Microsoft unveils global Windows 8 campaign

Microsoft has unveiled a music-focused global ad campaign to support the launch of the Windows 8 operating system as it looks to capture the “open and inclusive spirit” of the new brand.

The technology company is reported to be investing more than $1.5bn (£939m) in marketing for the launch, which it says will “break from the past” and be more “motivating”, “emotional” and “culturally relevant” than its previous campaigns.

It moves away from Microsoft’s famous “I’m a PC” marketing strategy for its Windows 7 operating system, which focused on product benefits.

The bulk of the campaign will highlight a number of up and coming indie bands across the world, including Best Coast from the US, Lenka from China and Hogarth in Brazil. Microsoft chose to include new bands to imply “a journey of discovery”.

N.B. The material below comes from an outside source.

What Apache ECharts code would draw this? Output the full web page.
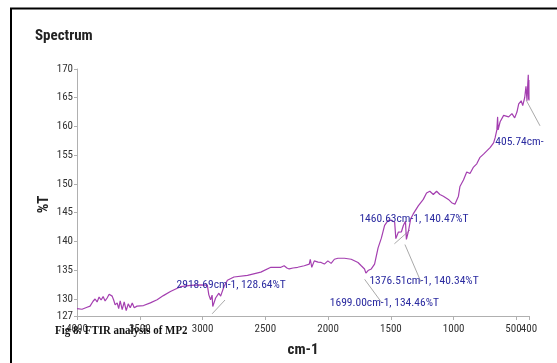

Activity will include TV, print, online, outdoor and sponsorships of entertainment events, such as the MTV European Music Awards.

Windows 8 will also feature in the largest ever takeover of New York Times Square’s digital advertising boards, as well as hands-on installations in the city to demonstrate the new technology.

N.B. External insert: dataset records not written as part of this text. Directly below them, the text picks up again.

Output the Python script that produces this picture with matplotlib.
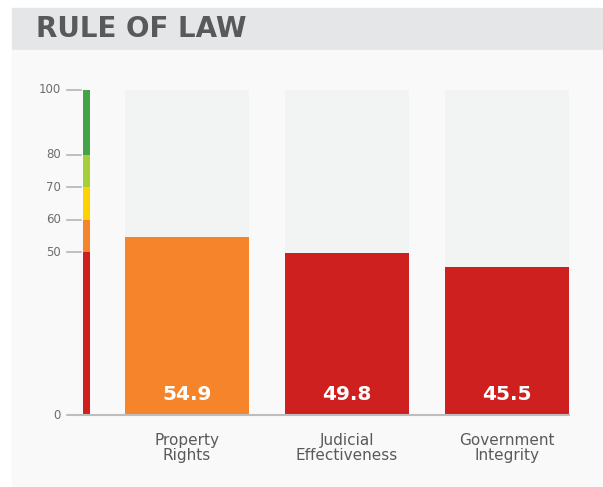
import matplotlib.pyplot as plt
from matplotlib.patches import Rectangle

categories = ["Property\nRights", "Judicial\nEffectiveness", "Government\nIntegrity"]
scores = [54.9, 49.8, 45.5]
ticks = [0, 50, 60, 70, 80, 100]
# scale bands: (low, high, colour)
band_lo = [0, 50, 60, 70, 80]
band_hi = [50, 60, 70, 80, 100]
band_colors = ["#cd201f", "#f5842b", "#fed100", "#a6ce39", "#43a347"]

W, H = 603, 487
fig = plt.figure(figsize=(W / 100, H / 100), dpi=100)
fig.patch.set_facecolor("white")

# header band and panel
fig.patches.append(Rectangle((12 / W, 1 - 50 / H), 1 - 12 / W, 42 / H,
                             transform=fig.transFigure, color="#e5e6e7", zorder=-2))
fig.patches.append(Rectangle((12 / W, 0), 1 - 12 / W, 1 - 50 / H,
                             transform=fig.transFigure, color="#f9f9f9", zorder=-2))
fig.text(36 / W, 1 - 29 / H, "RULE OF LAW", fontsize=20, fontweight="bold",
         color="#58595b", va="center", ha="left")

ax = fig.add_axes([12 / W, 0, 1 - 12 / W, 1 - 50 / H])
ax.set_zorder(1)
ax.set_xlim((12 - 187) / 160, (603 - 187) / 160)
ax.set_ylim(-22.15, 112.3)
ax.axis("off")


def color_for(v):
    for lo, hi, c in zip(band_lo, band_hi, band_colors):
        if lo <= v < hi:
            return c
    return band_colors[-1]


x = list(range(len(categories)))
width = 0.775

# background bars
ax.bar(x, [100] * len(x), width=width, color="#f2f3f3", zorder=1)
ax.bar(x, scores, width=width, color=[color_for(v) for v in scores], zorder=2)

for xi, v, lab in zip(x, scores, categories):
    ax.text(xi, 6.2, f"{v:.1f}", ha="center", va="center", color="white",
            fontsize=14.5, fontweight="bold", zorder=3)
    ax.text(xi, -10.2, lab, ha="center", va="center", color="#5a5a5a",
            fontsize=11, linespacing=1.05)

# colour scale bar
sx = (86.5 - 187) / 160
ax.bar([sx] * len(band_lo), [h - l for l, h in zip(band_lo, band_hi)],
       bottom=band_lo, width=7 / 160, color=band_colors, zorder=2)

# ticks
for t in ticks:
    ax.plot([(67 - 187) / 160, (81 - 187) / 160], [t, t], color="#b5b5b5", lw=1.2)
    ax.text((61 - 187) / 160, t, str(t), ha="right", va="center",
            color="#6d6d6d", fontsize=8.5)

# baseline
ax.plot([(68 - 187) / 160, (569 - 187) / 160], [0, 0], color="#bdbdbd", lw=1.5, zorder=4)

fig.savefig("out.png", dpi=100)
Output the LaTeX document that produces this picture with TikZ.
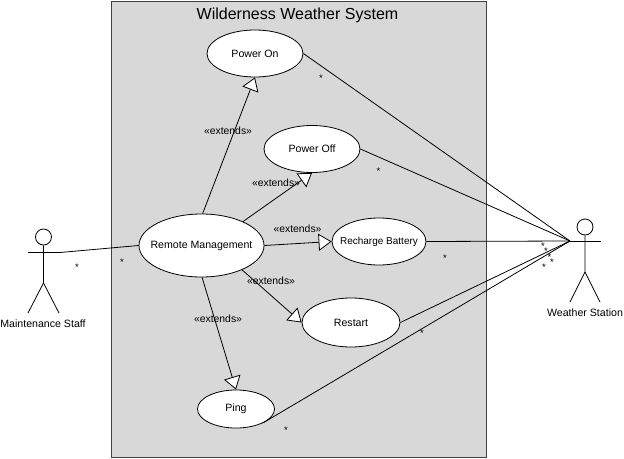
\documentclass[tikz,border=0pt]{standalone}
\usepackage{fontspec}
\setmainfont{Liberation Sans}
\usepackage{xcolor}
\usetikzlibrary{arrows.meta,shapes.geometric,positioning}
\definecolor{sysgrey}{HTML}{D8D8D8}
\newcommand{\ucname}[1]{\makebox[0pt]{#1}}
\tikzset{
  sysbox/.style={draw=black!75, fill=sysgrey, line width=0.9pt},
  usecase/.style={ellipse, draw=black, fill=white, inner sep=0pt, line width=0.8pt, font=\fontsize{10.6}{12}\selectfont},
  head/.style={circle, draw=black, fill=white, inner sep=0pt, minimum size=16pt, line width=0.8pt},
  limb/.style={draw=black, line width=0.8pt},
  assoc/.style={draw=black, line width=0.8pt},
  extends/.style={draw=black, line width=0.8pt, -{Triangle[open, fill=white, length=13pt, width=17pt, line width=0.8pt]}},
  stereo/.style={inner sep=0pt, font=\fontsize{10.4}{12}\selectfont},
  actorname/.style={inner sep=0pt, font=\fontsize{10.6}{12}\selectfont},
  mult/.style={inner sep=0pt, font=\fontsize{9.5}{10}\selectfont}
}
\begin{document}
\begin{tikzpicture}[x=1pt,y=-1pt]
	\useasboundingbox (0,0) rectangle (624,458);
	% system boundary
	\node[sysbox, minimum width=375pt, minimum height=456pt, anchor=north west, inner sep=0pt] (system) at (111,1) {};
	\node[inner sep=0pt, font=\fontsize{16}{18}\selectfont] (title) at (297.5,15) {Wilderness Weather System};
	% use cases
	\node[usecase, minimum width=96pt, minimum height=47pt] (poweron) at (255,53.5) {\ucname{Power On}};
	\node[usecase, minimum width=96pt, minimum height=47pt] (poweroff) at (312,149) {\ucname{Power Off}};
	\node[usecase, minimum width=125pt, minimum height=63pt] (remote) at (201.5,245.5) {\ucname{Remote Management}};
	\node[usecase, minimum width=94pt, minimum height=47pt, font=\fontsize{10}{12}\selectfont] (recharge) at (379,241.5) {\ucname{Recharge Battery}};
	\node[usecase, minimum width=98pt, minimum height=49pt] (restart) at (351,322.5) {\ucname{Restart}};
	\node[usecase, minimum width=77pt, minimum height=38pt] (ping) at (236,409) {\ucname{Ping}};
	% maintenance staff
	\node[head] (mhead) at (43.5,237) {};
	\coordinate (marml) at (28,252.5);
	\coordinate (marmr) at (60,252.5);
	\coordinate (mhip) at (43.5,283);
	\coordinate (mfootl) at (28,313);
	\coordinate (mfootr) at (59,313);
	\draw[limb] (mhead.south) -- (mhip) -- (mfootl);
	\draw[limb] (mhip) -- (mfootr);
	\draw[limb] (marml) -- (marmr);
	\node[actorname] (mname) at (43,324) {Maintenance Staff};
	% weather station
	\node[head] (whead) at (585,227) {};
	\coordinate (warml) at (570,241);
	\coordinate (warmr) at (601,241);
	\coordinate (whip) at (585,272);
	\coordinate (wfootl) at (570,302);
	\coordinate (wfootr) at (600,302);
	\draw[limb] (whead.south) -- (whip) -- (wfootl);
	\draw[limb] (whip) -- (wfootr);
	\draw[limb] (warml) -- (warmr);
	\node[actorname] (wname) at (585,313) {Weather Station};
	% associations
	\draw[assoc] (marmr) -- (remote.west);
	\draw[assoc] (poweron.east) -- (warml);
	\draw[assoc] (poweroff.east) -- (warml);
	\draw[assoc] (recharge.east) -- (warml);
	\draw[assoc] (restart.east) -- (warml);
	\draw[assoc] (ping.-28) -- (warml);
	% extends
	\draw[extends] (remote.88) -- (poweron.south);
	\draw[extends] (remote.30) -- (poweroff.south);
	\draw[extends] (remote.east) -- (recharge.west);
	\draw[extends] (remote.-31) -- (restart.west);
	\draw[extends] (remote.-89) -- (ping.north);
	\node[stereo] (exon) at (228,131) {«extends»};
	\node[stereo] (exoff) at (276,183) {«extends»};
	\node[stereo] (exrech) at (297.5,228.5) {«extends»};
	\node[stereo] (exrest) at (271,281) {«extends»};
	\node[stereo] (exping) at (218,318.5) {«extends»};
	% multiplicities
	\node[mult] (s1) at (77,267) {*};
	\node[mult] (s2) at (122,262.5) {*};
	\node[mult] (s3) at (321,78) {*};
	\node[mult] (s4) at (378.5,171) {*};
	\node[mult] (s5) at (445,258) {*};
	\node[mult] (s6) at (422,333) {*};
	\node[mult] (s7) at (286,430) {*};
	\node[mult] (s8) at (543,246) {*};
	\node[mult] (s9) at (546,251) {*};
	\node[mult] (s10) at (549.5,257) {*};
	\node[mult] (s11) at (552,262) {*};
	\node[mult] (s12) at (544,267) {*};
\end{tikzpicture}
\end{document}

The Western elements of the campaign were created by US agency Crispin, Porter and Bogusky, while JWT Brazil and China created other local elements.

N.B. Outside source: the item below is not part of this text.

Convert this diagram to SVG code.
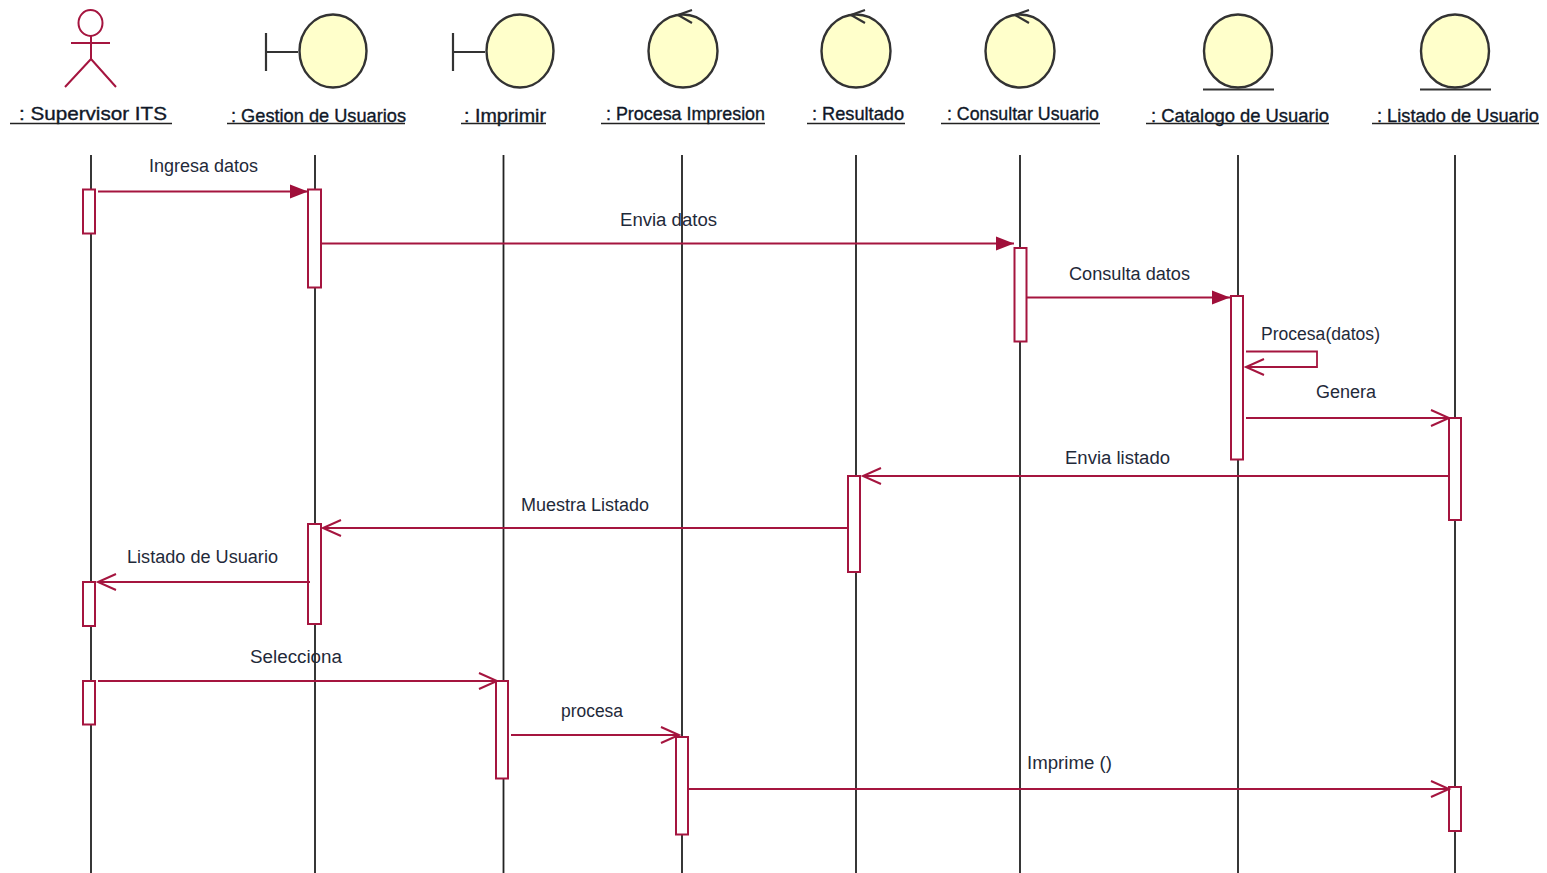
<svg xmlns="http://www.w3.org/2000/svg" width="1547" height="873" viewBox="0 0 1547 873">
<style>
text{font-family:"Liberation Sans",Arial,sans-serif;font-size:18px;fill:#1f2a3a}
.t{font-size:18.5px;fill:#101828;stroke:#101828;stroke-width:.35}
.u{stroke:#222;stroke-width:1.4;fill:none}
.life{stroke:#222;stroke-width:1.8;fill:none}
.obj{fill:#ffffcb;stroke:#333;stroke-width:2.4}
.g{stroke:#333;stroke-width:2.2;fill:none}
.act{fill:#fff;stroke:#a5153f;stroke-width:2}
.m{stroke:#a5153f;stroke-width:1.8;fill:none}
.actor{stroke:#a5153f;stroke-width:2;fill:none}
</style>
<defs>
<marker id="solid" markerUnits="userSpaceOnUse" markerWidth="20" markerHeight="16" refX="18" refY="8" orient="auto"><path d="M0,1 L18,8 L0,15 Z" fill="#a00f3a"/></marker>
<marker id="open" markerUnits="userSpaceOnUse" markerWidth="22" markerHeight="20" refX="19" refY="10" orient="auto"><path d="M1,2 L19,10 L1,18" fill="none" stroke="#a5153f" stroke-width="2"/></marker>
</defs>

<g id="lifelines">
<path class="life" d="M91,155V873M315,155V873M503.500,155V873M682,155V873M856,155V873M1020,155V873M1238,155V873M1455,155V873"/>
</g>

<g id="node-supervisor">
<ellipse class="actor" cx="90.500" cy="23" rx="12" ry="13"/>
<path class="actor" d="M91,36V59M71,43H110M91,59L65,87M91,59L116,87"/>
<text class="t" x="19" y="120" textLength="148" lengthAdjust="spacingAndGlyphs">: Supervisor ITS</text>
<path class="u" d="M10,123.500H172"/>
</g>
<g id="node-gestion">
<path class="g" d="M266,33V71M266,52H298"/>
<ellipse class="obj" cx="333" cy="51" rx="33.500" ry="36.500"/>
<text class="t" x="231" y="122" textLength="175" lengthAdjust="spacingAndGlyphs">: Gestion de Usuarios</text>
<path class="u" d="M227,123.500H405"/>
</g>
<g id="node-imprimir">
<path class="g" d="M453,33V71M453,52H485"/>
<ellipse class="obj" cx="520" cy="51" rx="33.500" ry="36.500"/>
<text class="t" x="464" y="122" textLength="82" lengthAdjust="spacingAndGlyphs">: Imprimir</text>
<path class="u" d="M461,123.500H546"/>
</g>
<g id="node-procesa">
<ellipse class="obj" cx="683" cy="51" rx="34.500" ry="36.500"/>
<path class="g" d="M692,10L678,15L692,23"/>
<text class="t" x="606" y="120" textLength="159" lengthAdjust="spacingAndGlyphs">: Procesa Impresion</text>
<path class="u" d="M601,123.500H765"/>
</g>
<g id="node-resultado">
<ellipse class="obj" cx="856" cy="51" rx="34.500" ry="36.500"/>
<path class="g" d="M865,10L851,15L865,23"/>
<text class="t" x="812" y="120" textLength="92" lengthAdjust="spacingAndGlyphs">: Resultado</text>
<path class="u" d="M807,123.500H905"/>
</g>
<g id="node-consultar">
<ellipse class="obj" cx="1020" cy="51" rx="34.500" ry="36.500"/>
<path class="g" d="M1029,10L1015,15L1029,23"/>
<text class="t" x="947" y="120" textLength="152" lengthAdjust="spacingAndGlyphs">: Consultar Usuario</text>
<path class="u" d="M941,123.500H1100"/>
</g>
<g id="node-catalogo">
<ellipse class="obj" cx="1238" cy="51" rx="34" ry="36.500"/>
<path class="g" d="M1203,89.500H1274"/>
<text class="t" x="1151" y="122" textLength="178" lengthAdjust="spacingAndGlyphs">: Catalogo de Usuario</text>
<path class="u" d="M1146,123.500H1329"/>
</g>
<g id="node-listado">
<ellipse class="obj" cx="1455" cy="51" rx="34" ry="36.500"/>
<path class="g" d="M1420,89.500H1491"/>
<text class="t" x="1377" y="122" textLength="162" lengthAdjust="spacingAndGlyphs">: Listado de Usuario</text>
<path class="u" d="M1372,123.500H1539"/>
</g>

<g id="activations">
<rect class="act" x="83" y="189.500" width="12" height="44"/>
<rect class="act" x="308" y="189.500" width="13" height="98"/>
<rect class="act" x="1014.500" y="248" width="12" height="93.500"/>
<rect class="act" x="1231" y="296" width="12" height="163.500"/>
<rect class="act" x="1449" y="418" width="12" height="102"/>
<rect class="act" x="848" y="476" width="12" height="96"/>
<rect class="act" x="308" y="524" width="13" height="100"/>
<rect class="act" x="83" y="582" width="12" height="44"/>
<rect class="act" x="83" y="681" width="12" height="43.500"/>
<rect class="act" x="496" y="681" width="12" height="97.500"/>
<rect class="act" x="676" y="737" width="12" height="97.500"/>
<rect class="act" x="1449" y="787" width="12" height="44"/>
</g>

<g id="connectors">
<path class="m" d="M98,191.500H308" marker-end="url(#solid)"/>
<path class="m" d="M322,243.500H1014" marker-end="url(#solid)"/>
<path class="m" d="M1027,297.500H1230" marker-end="url(#solid)"/>
<path class="m" d="M1246,351.500H1317V367H1246" marker-end="url(#open)"/>
<path class="m" d="M1246,418H1449" marker-end="url(#open)"/>
<path class="m" d="M1449,476H863" marker-end="url(#open)"/>
<path class="m" d="M848,528H323" marker-end="url(#open)"/>
<path class="m" d="M310,582H98" marker-end="url(#open)"/>
<path class="m" d="M98,681H497" marker-end="url(#open)"/>
<path class="m" d="M511,735H679" marker-end="url(#open)"/>
<path class="m" d="M688,789H1449" marker-end="url(#open)"/>
</g>

<g id="labels">
<text x="149" y="172" textLength="109" lengthAdjust="spacingAndGlyphs">Ingresa datos</text>
<text x="620" y="226" textLength="97" lengthAdjust="spacingAndGlyphs">Envia datos</text>
<text x="1069" y="280" textLength="121" lengthAdjust="spacingAndGlyphs">Consulta datos</text>
<text x="1261" y="340" textLength="119" lengthAdjust="spacingAndGlyphs">Procesa(datos)</text>
<text x="1316" y="398" textLength="60" lengthAdjust="spacingAndGlyphs">Genera</text>
<text x="1065" y="464" textLength="105" lengthAdjust="spacingAndGlyphs">Envia listado</text>
<text x="521" y="511" textLength="128" lengthAdjust="spacingAndGlyphs">Muestra Listado</text>
<text x="127" y="563" textLength="151" lengthAdjust="spacingAndGlyphs">Listado de Usuario</text>
<text x="250" y="663" textLength="92" lengthAdjust="spacingAndGlyphs">Selecciona</text>
<text x="561" y="717" textLength="62" lengthAdjust="spacingAndGlyphs">procesa</text>
<text x="1027" y="769" textLength="85" lengthAdjust="spacingAndGlyphs">Imprime ()</text>
</g>
</svg>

Rob Reilly, partner and worldwide chief creative officer of Crispin, Porter and Bogusky says the campaign is deliberately focused around the experiences Windows 8 devices can bring, rather than being “too literal” about features.

He adds: “It is about themes like sharing and staying connected, working and playing together, and expressing yourself. They are what connect and resonate across cultures in this digital social age and what is absolutely core to the product.”

Earlier this week, Microsoft’s CEO Steve Ballmer said the launch of Windows 8 marks “the beginning of a new era” for the company.

Forrester predicts Microsoft will continue to lose share in the personal device between now and 2016, in spite of the launch of Windows 8, but this will stabilise at 30 per cent by that time.

The company’s share of operating systems, which in 2008 was 95 per cent has fallen to 30 percent in 2012 as it struggled to compete with Apple and Google.